Confesso-me espetador fiel da charla dominical de Marcelo Rebelo de Sousa, na TVI, e do plus que constituiu o contraponto leal e sereno, e ao mesmo tempo vivo e profissional, de Judite Sousa. As audiências, aliás, confirmam que faço a escolha certa. Mas as boxes milagrosas permitem que, finda a lição do professor, se assista ao desempenho integral de José Sócrates, na RTP1, agora valorizado pelo sal e pimenta, muita pimenta, que José Rodrigues dos Santos trouxe à antena para substituir a simpatia de Cristina Esteves – com menor capacidade para contrariar o poder de comunicação e as técnicas de combate no uso do verbo do grande performer que é o ex-primeiro-ministro.
Sócrates perde para Marcelo, é sabido. Afinal, um governou no período em que o Mundo desabou e a Europa mandou gastar, enquanto o outro se transformou em instituição nacional a criticar a interminável azelhice alheia. Mas o antigo líder do PS perde também porque insiste em acertar contas com os que se opuseram à sua austeridadezinha para imporem a austeridadezona que nos afoga. A vida é o que é, os rios não correm para a nascente e o que importa é o que há-de vir. Descobrir janelas de esperança para o futuro é o que devíamos poder esperar de Sócrates e do conhecimento que tem dos problemas.

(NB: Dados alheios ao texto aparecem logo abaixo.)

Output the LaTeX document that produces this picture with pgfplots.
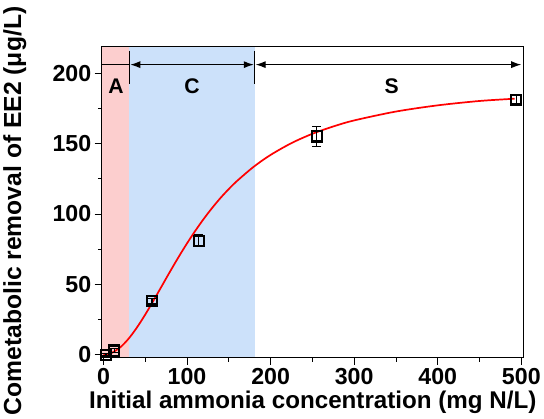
\documentclass[border=0pt]{standalone}
\usepackage{fontspec}
\setmainfont{Liberation Sans}
\usepackage{pgfplots}
\pgfplotsset{compat=1.18}
\usetikzlibrary{arrows.meta}

\definecolor{regA}{RGB}{252,206,206}
\definecolor{regC}{RGB}{204,225,250}

\begin{document}
\begin{tikzpicture}
\begin{axis}[
    scale only axis,
    width=419pt,
    height=309pt,
    xmin=-2, xmax=503,
    ymin=-2, ymax=219,
    axis on top,
    xtick={0,100,200,300,400,500},
    ytick={0,50,100,150,200},
    minor x tick num=1,
    minor y tick num=1,
    tick align=outside,
    xtick pos=left,
    ytick pos=left,
    major tick length=7pt,
    minor tick length=4pt,
    tick style={black, line width=0.8pt},
    axis line style={black, line width=0.8pt},
    /pgf/number format/assume math mode=true,
    ticklabel style={font=\bfseries\fontsize{23}{25}\selectfont},
    label style={font=\bfseries\fontsize{24}{26}\selectfont},
    xlabel={Initial ammonia concentration (mg N/L)},
    ylabel={Cometabolic removal of EE2 (μg/L)},
    xlabel style={yshift=1pt},
    ylabel style={yshift=19pt, xshift=-9pt, font=\bfseries\fontsize{24.5}{26}\selectfont},
    clip=false
]

% shaded regions
\addplot[draw=none, fill=regA] coordinates {(-2,-2) (31,-2) (31,219) (-2,219)} -- cycle;
\addplot[draw=none, fill=regC] coordinates {(31,-2) (181,-2) (181,219) (31,219)} -- cycle;

% fitted curve
\addplot[red, line width=1.7pt, smooth] coordinates {
(0,0) (5,0.33) (10,1.33) (20,5.22) (30,11.35) (40,19.3) (50,28.55)
(60,38.6) (70,49.0) (80,59.4) (90,69.5) (100,79.1) (110,88.1)
(120,96.5) (130,104.2) (140,111.3) (150,117.7) (160,123.5)
(180,133.6) (200,141.9) (225,150.3) (250,156.9) (275,162.1)
(300,166.4) (350,172.7) (400,177.1) (450,180.2) (492,181.8)
};

% measured data
\addplot[
    only marks,
    mark=square,
    mark size=5pt,
    mark options={black, line width=2pt, fill=white},
    error bars/.cd,
    y dir=both, y explicit,
    error bar style={black, line width=1.4pt},
    error mark options={rotate=90, black, line width=1.4pt, mark size=4.5pt}
] coordinates {
(3,0) +- (0,1)
(13,3) +- (0,1.5)
(58,38) +- (0,2)
(114,81) +- (0,4)
(255,155) +- (0,7)
(494,181) +- (0,3)
};

% region arrows
\draw[black, line width=1.2pt] (axis cs:-2,206) -- (axis cs:31,206);
\draw[black, line width=1.2pt] (axis cs:31,216) -- (axis cs:31,192);
\draw[black, line width=1.2pt] (axis cs:181,216) -- (axis cs:181,192);
\draw[black, line width=1.2pt, {Latex[length=10pt,width=7pt]}-{Latex[length=10pt,width=7pt]}]
  (axis cs:32,206) -- (axis cs:180,206);
\draw[black, line width=1.2pt, {Latex[length=10pt,width=7pt]}-{Latex[length=10pt,width=7pt]}]
  (axis cs:182,206) -- (axis cs:500,206);

\node[font=\bfseries\fontsize{21}{24}\selectfont] at (axis cs:15,191) {A};
\node[font=\bfseries\fontsize{21}{24}\selectfont] at (axis cs:106,191) {C};
\node[font=\bfseries\fontsize{21}{24}\selectfont] at (axis cs:345,191) {S};

\end{axis}
% white space above the axis, as in the reference
\path ([yshift=46pt]current axis.north);
\end{tikzpicture}
\end{document}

Acontece que o seu espaço televisivo se tornou mais irresistível desde que “o Rodrigues dos Santos”, como letalmente trata o interlocutor, resolveu – ou alguém por ele – brindar-nos com a sua fabulosa inteligência e argúcia inquiridora. E as hostilidades abertas entre os dois, a 23 de março, conheceram no último domingo um autêntico happening, com Sócrates a enfrentar um bombardeamento – com material dos “seus arquivos” como depreciativamente classifica, de dois em dois minutos, o arsenal jornalístico do pivô da RTP – e a ripostar com tiros de canhão como “o Rodrigues dos Santos ouviu mal, se tivesse ouvido com atenção…” ou “tem andado distraído” e “está equivocado”, ou ainda “mais uma vez os seus arquivos deviam ter dado nota disso”.
Sem conseguir esconder a irritação que lhe provoca o facto de ser contrariado, o chefe do anterior Governo aproveitaria a referência de José Rodrigues dos Santos ao seu papel de “advogado do diabo” – inoportuna justificação – para detonar a bomba atómica: “Até o advogado do diabo pode ser inteligente e pode perceber, não basta papaguearmos tudo o que nos dizem…”
A face do autor de sucesso fez-se pedra, até final da rubrica. A réplica, “fica registado o seu insulto, ao qual não vou responder”, teve classe, mas dececionou quem gosta de sangue. Se fosse a Rodrigues dos Santos, escrevia um novo best seller. Entre Vilar de Maçada e Chelas, nada de Constantinoplas.